Following the September MPC meeting, PwC says many economists were, by October, thinking that policymakers would lift the repo rate by around 0.25 percent in November. The SARB noted in September that risks to the inflation outlook were to the upside, and many signs pointed to more upward pressure on consumer price inflation. Over the past several weeks, though, a collection of developments and data releases have “eased concern about inflation in the short-term, while the outlook for economic growth has also deteriorated”.

The firm bases its repo rate expectation on these four factors, and explains how they are likely to affect the MPC’s decision:

1. From a financial markets perspective, the rand has strengthened against major currencies since the last MPC meeting. This is positive news when thinking about the cost of imported goods like fuel and food products. In addition, the oil price has softened and local fuel prices are thus expected to decline again in December.

2. From a macroeconomic perspective, the most recent manufacturing and mining production data from Stats SA sent disappointing signals about the outlook for economic growth in the third quarter. While South Africa has received some positive employment data and better-than-expected retail sales numbers over the past week, the overall outlook for the economy remains downbeat. This could result in the SARB lowering its economic growth expectations for 2023 and 2024.

3. Cooling inflation in the world’s largest economy will likely result in the US Federal Reserve holding off on further interest rate hikes in the near-term, before easing monetary policy in 2024. While the SARB does not directly track international lending rates in its policy decisions, the South African interest rate premium over advanced economies is an important aspect in the valuation of the rand which, in turn, impacts the nature of imported inflation.

4. Core inflation has shown favourable trends of late. In September, core inflation – a less erratic measure of inflation as it excludes the volatile food and fuel prices – declined to 4.5 percent This decline to the midpoint of the inflation target range would have eased concerns in the minds of MPC members about underlying inflation. (Note: PwC’s commentary was released before the October inflation rates were published)

Combined, PwC says these factors point to easing pressure on the local inflation and global interest rate forecast, but further pressure on the domestic economic growth outlook.
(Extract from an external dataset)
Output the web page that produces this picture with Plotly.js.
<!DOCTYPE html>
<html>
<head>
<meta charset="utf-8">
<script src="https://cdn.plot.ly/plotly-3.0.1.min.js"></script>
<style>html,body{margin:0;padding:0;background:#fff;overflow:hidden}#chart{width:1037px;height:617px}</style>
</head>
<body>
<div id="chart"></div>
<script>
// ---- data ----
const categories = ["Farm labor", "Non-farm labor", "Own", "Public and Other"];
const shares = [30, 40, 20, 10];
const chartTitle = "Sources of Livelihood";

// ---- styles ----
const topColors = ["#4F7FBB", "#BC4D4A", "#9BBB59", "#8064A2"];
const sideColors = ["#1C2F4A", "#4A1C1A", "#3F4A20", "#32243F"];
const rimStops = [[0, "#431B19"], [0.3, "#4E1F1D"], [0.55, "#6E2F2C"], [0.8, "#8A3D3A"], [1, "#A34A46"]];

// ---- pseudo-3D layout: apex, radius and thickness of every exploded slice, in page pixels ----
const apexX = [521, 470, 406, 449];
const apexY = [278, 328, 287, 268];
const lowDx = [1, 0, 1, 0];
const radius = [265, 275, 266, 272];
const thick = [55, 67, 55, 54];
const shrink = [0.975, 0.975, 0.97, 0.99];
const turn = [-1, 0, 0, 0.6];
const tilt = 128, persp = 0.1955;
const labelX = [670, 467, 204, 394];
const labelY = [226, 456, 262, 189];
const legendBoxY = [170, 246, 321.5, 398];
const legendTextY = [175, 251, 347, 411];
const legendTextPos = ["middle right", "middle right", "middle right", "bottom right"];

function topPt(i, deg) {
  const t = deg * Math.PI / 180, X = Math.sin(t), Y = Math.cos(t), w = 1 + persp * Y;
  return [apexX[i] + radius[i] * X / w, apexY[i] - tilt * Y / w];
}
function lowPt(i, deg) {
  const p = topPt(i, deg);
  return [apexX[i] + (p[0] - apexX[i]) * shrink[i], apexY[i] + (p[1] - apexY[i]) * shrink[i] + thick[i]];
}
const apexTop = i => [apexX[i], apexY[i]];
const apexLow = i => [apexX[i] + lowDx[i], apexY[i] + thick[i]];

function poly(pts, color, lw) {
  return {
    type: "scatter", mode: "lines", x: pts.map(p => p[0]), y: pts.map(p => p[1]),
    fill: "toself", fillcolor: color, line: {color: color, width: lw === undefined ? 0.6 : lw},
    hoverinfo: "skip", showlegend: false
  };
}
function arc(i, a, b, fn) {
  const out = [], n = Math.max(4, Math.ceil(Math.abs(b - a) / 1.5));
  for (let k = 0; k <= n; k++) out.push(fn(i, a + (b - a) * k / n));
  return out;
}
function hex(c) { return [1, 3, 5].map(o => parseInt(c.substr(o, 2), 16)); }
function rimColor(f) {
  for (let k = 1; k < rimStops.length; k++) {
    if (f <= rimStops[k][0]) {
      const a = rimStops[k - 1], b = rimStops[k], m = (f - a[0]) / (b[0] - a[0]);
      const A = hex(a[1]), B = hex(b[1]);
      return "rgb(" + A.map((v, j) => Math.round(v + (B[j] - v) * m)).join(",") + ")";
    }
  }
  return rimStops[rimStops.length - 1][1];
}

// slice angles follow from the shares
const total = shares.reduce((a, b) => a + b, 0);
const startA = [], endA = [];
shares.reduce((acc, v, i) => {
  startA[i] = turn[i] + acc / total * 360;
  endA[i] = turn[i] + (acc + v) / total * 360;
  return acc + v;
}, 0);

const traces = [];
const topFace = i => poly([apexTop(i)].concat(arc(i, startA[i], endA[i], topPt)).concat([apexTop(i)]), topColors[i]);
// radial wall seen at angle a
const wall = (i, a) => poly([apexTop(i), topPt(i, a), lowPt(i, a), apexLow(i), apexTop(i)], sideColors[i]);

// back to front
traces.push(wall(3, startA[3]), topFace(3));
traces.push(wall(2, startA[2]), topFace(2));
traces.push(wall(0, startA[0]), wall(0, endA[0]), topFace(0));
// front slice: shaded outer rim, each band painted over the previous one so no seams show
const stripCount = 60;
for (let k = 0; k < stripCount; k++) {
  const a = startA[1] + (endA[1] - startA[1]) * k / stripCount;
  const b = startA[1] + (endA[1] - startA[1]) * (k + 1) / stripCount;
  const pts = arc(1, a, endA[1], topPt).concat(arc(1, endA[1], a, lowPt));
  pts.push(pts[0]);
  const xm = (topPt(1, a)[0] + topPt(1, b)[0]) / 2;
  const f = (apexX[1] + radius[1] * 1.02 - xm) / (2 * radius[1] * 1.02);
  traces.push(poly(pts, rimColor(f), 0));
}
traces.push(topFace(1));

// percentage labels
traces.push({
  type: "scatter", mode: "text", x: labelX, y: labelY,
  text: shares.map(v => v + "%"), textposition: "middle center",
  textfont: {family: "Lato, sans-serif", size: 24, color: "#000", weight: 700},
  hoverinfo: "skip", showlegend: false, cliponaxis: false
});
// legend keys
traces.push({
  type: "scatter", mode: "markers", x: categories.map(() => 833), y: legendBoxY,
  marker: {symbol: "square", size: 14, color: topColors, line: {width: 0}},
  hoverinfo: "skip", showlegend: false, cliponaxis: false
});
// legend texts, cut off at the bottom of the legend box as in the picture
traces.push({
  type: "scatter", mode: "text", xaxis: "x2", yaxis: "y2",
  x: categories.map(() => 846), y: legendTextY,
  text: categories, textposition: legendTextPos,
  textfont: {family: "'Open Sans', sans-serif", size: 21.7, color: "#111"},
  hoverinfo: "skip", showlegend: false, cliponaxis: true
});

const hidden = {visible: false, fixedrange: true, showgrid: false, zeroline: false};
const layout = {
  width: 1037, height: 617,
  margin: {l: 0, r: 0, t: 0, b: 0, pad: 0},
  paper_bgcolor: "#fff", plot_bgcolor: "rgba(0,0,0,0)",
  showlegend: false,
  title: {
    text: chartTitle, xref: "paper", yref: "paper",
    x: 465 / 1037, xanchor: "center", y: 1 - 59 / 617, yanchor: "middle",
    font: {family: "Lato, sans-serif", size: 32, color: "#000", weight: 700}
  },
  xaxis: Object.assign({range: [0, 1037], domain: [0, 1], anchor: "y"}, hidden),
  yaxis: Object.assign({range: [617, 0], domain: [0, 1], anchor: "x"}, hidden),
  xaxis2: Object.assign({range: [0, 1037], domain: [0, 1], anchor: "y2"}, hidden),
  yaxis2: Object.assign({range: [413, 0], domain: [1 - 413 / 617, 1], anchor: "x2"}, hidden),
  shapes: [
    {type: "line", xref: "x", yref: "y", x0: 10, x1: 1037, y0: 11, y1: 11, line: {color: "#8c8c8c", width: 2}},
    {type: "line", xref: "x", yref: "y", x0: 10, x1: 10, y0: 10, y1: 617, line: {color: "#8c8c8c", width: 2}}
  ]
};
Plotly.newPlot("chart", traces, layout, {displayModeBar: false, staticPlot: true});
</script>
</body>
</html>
Its economists therefore believe that following no change to interest rates in July and September, the SARB MPC will again hold steady in November, with the repo rate peak firmly in place.

It adds: “The next move in interest rates will be down: we expect this to happen around the middle of 2024. The next round of SARB forecasts will help economists to refine their predictions of when interest rates will start coming down and by how much.”

That said, PwC is firmly of the belief that the repo rate will not be cut as deeply as it was during the Covid-19 crisis.

“At present, we believe the repo rate could ease by a cumulative 150 basis points between mid-2024 and end-2025.”

Meanwhile, there is mounting pressure on the SARB to address the Competition Commission’s findings of currency manipulation, with some people wondering whether Reserve Bank Governor Lesetja Kganyago will speak on it at today’s repo rate decision announcement.

However, Harry Scherzer, chief executive of financial services provider Future Forex, which specialises in foreign exchange investments, believes it is “unlikely” he will do so today as his speech focuses on the country’s economic outlook and interest rates.

Nonetheless, Scherzer hopes that the SARB will give its comments on the Commission’s findings “at some point”.

“South Africans can no longer afford to be in the dark about the true costs of forex transactions, whether sending or receiving funds from abroad. Pure transparency and fair charges should be the new status quo.”

In fact, results of a recent survey conducted by Future Forex reveal that less than 10 percent of South African businesses receive fair and transparent forex charges.

“This is in line with the Competition Commission's findings that there is insufficient transparency in this sector,” he says.